Disputes over resources constitute a majority of conflicts in early childhood, and understanding the norms pertaining to the distribution of resources is a critical component of children’s social and moral development. Throughout childhood, children acquire a normative understanding of multiple social and moral concerns that govern how resources ought to be distributed. This symposium presents novel empirical evidence from international and diverse perspectives, utilizing a variety of experimental methodologies, demonstrating several central normative influences on resource allocation decisions throughout childhood.
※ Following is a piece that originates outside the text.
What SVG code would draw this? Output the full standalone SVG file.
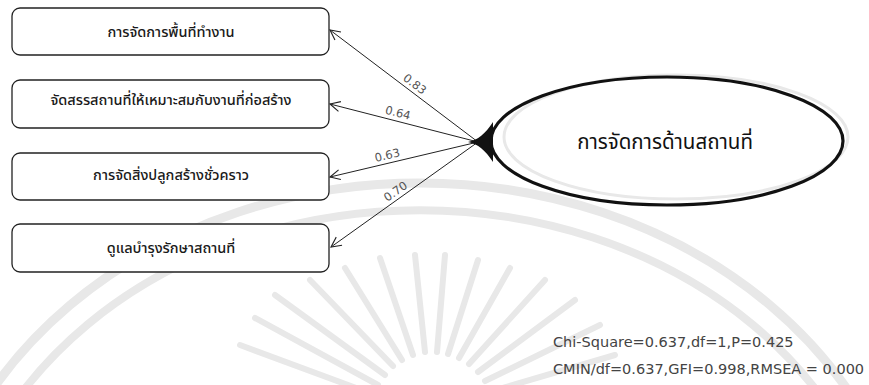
<svg xmlns="http://www.w3.org/2000/svg" width="869" height="385" viewBox="0 0 869 385">
  <style>
    .box { fill: #ffffff; stroke: #222222; stroke-width: 1.3; }
    .lbl { font-family: "Noto Sans Thai", "Tahoma", "DejaVu Sans", sans-serif; font-size: 14.5px; font-weight: 500; fill: #1a1a1a; text-anchor: middle; }
    .big { font-family: "Noto Sans Thai", "Tahoma", "DejaVu Sans", sans-serif; font-size: 20.5px; fill: #111111; text-anchor: middle; }
    .coef { font-family: "DejaVu Sans", "Liberation Sans", sans-serif; font-size: 11.5px; fill: #555555; text-anchor: middle; }
    .fit { font-family: "DejaVu Sans", "Liberation Sans", sans-serif; font-size: 14.5px; fill: #444444; }
    .edge { stroke: #222222; stroke-width: 1; fill: none; marker-end: url(#open); }
    .wm { fill: none; stroke: #e8e8e8; stroke-linecap: round; }
  </style>
  <defs>
    <marker id="open" viewBox="0 0 12 12" refX="11" refY="6" markerWidth="12" markerHeight="12" markerUnits="userSpaceOnUse" orient="auto">
      <path d="M1,1 L11,6 L1,11" fill="none" stroke="#222222" stroke-width="1.1"/>
    </marker>
  </defs>

  <rect width="869" height="385" fill="#ffffff"/>

  <!-- faint background emblem -->
  <g id="emblem">
    <path class="wm" stroke-width="9" d="M-75,600 A495,417 0 0 1 915,600"/>
    <path class="wm" stroke-width="8" d="M-50,600 A470,390 0 0 1 890,600"/>
    <ellipse cx="676" cy="137" rx="172" ry="62" class="wm" stroke-width="3"/>
    <g class="wm" stroke-width="6">
      <line x1="375" y1="395" x2="240" y2="345"/>
      <line x1="378" y1="385" x2="255" y2="318"/>
      <line x1="385" y1="375" x2="275" y2="295"/>
      <line x1="393" y1="366" x2="310" y2="280"/>
      <line x1="402" y1="360" x2="345" y2="268"/>
      <line x1="413" y1="355" x2="380" y2="258"/>
      <line x1="425" y1="352" x2="415" y2="255"/>
      <line x1="437" y1="352" x2="445" y2="255"/>
      <line x1="448" y1="354" x2="478" y2="260"/>
      <line x1="459" y1="358" x2="510" y2="268"/>
      <line x1="469" y1="364" x2="545" y2="280"/>
      <line x1="478" y1="372" x2="575" y2="300"/>
      <line x1="485" y1="381" x2="600" y2="325"/>
      <line x1="489" y1="392" x2="615" y2="355"/>
    </g>
  </g>

  <!-- connectors -->
  <g id="connectors">
    <line class="edge" x1="478" y1="142" x2="330" y2="30"/>
    <line class="edge" x1="478" y1="142" x2="330" y2="104"/>
    <line class="edge" x1="478" y1="142" x2="330" y2="177"/>
    <line class="edge" x1="478" y1="142" x2="331" y2="247"/>
    <path d="M468,142 C478,140 485,134 493,122 L493,162 C485,150 478,144 468,142 Z" fill="#111111"/>
    <text class="coef" transform="translate(410,90.5) rotate(37)" y="-4">0.83</text>
    <text class="coef" transform="translate(396,120.5) rotate(14)" y="-4">0.64</text>
    <text class="coef" transform="translate(389,163) rotate(-13)" y="-4">0.63</text>
    <text class="coef" transform="translate(400,198) rotate(-35)" y="-4">0.70</text>
  </g>

  <g id="node-workspace">
    <rect class="box" x="12" y="8" width="317" height="47" rx="8"/>
    <text class="lbl" x="171" y="37">การจัดการพื้นที่ทำงาน</text>
  </g>
  <g id="node-allocation">
    <rect class="box" x="12" y="80" width="317" height="48" rx="8"/>
    <text class="lbl" x="171" y="105">จัดสรรสถานที่ให้เหมาะสมกับงานที่ก่อสร้าง</text>
  </g>
  <g id="node-temporary">
    <rect class="box" x="12" y="153" width="317" height="47" rx="8"/>
    <text class="lbl" x="171" y="180">การจัดสิ่งปลูกสร้างชั่วคราว</text>
  </g>
  <g id="node-maintenance">
    <rect class="box" x="12" y="224" width="317" height="48" rx="8"/>
    <text class="lbl" x="171" y="253">ดูแลบำรุงรักษาสถานที่</text>
  </g>

  <g id="node-site">
    <ellipse cx="667" cy="141" rx="176" ry="64" fill="none" stroke="#111111" stroke-width="3.2"/>
    <text class="big" x="665" y="149">การจัดการด้านสถานที่</text>
  </g>

  <g id="fit-stats">
    <text class="fit" x="553" y="347">Chi-Square=0.637,df=1,P=0.425</text>
    <text class="fit" x="553" y="374">CMIN/df=0.637,GFI=0.998,RMSEA = 0.000</text>
  </g>
</svg>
The first paper investigates 3- to 6-year-old German children’s emerging understanding of reciprocity as a normative concern in resource allocation contexts. With age, children differentially evaluated and protested against non-reciprocators, stingy reciprocators, and generous reciprocators, revealing the emerging normative expectation of reciprocity. The second paper reports on ethnically diverse U.S. 3- to 8-year-old children’s adherence to, and predictions of adherence to, norms regarding equal allocation of resources in both passive (sharing with others) and active (taking from others) contexts. Children’s allocations and predictions of their allocations differed across sharing and taking contexts. The third paper examines whether 5-year-old German children view agreed-upon prosocial and selfish sharing norms as normatively binding. Children protested against others who violated prosocial, but not selfish, sharing norms, indicating an understanding that prosocial sharing norms are binding once agreed-upon. The final paper presents research from three studies demonstrating ethnically diverse U.S. 3- to 11-year-old children’s developing ability to coordinate moral concerns for fairness with conventional concerns for group membership, loyalty, and stereotypes in resource allocation contexts.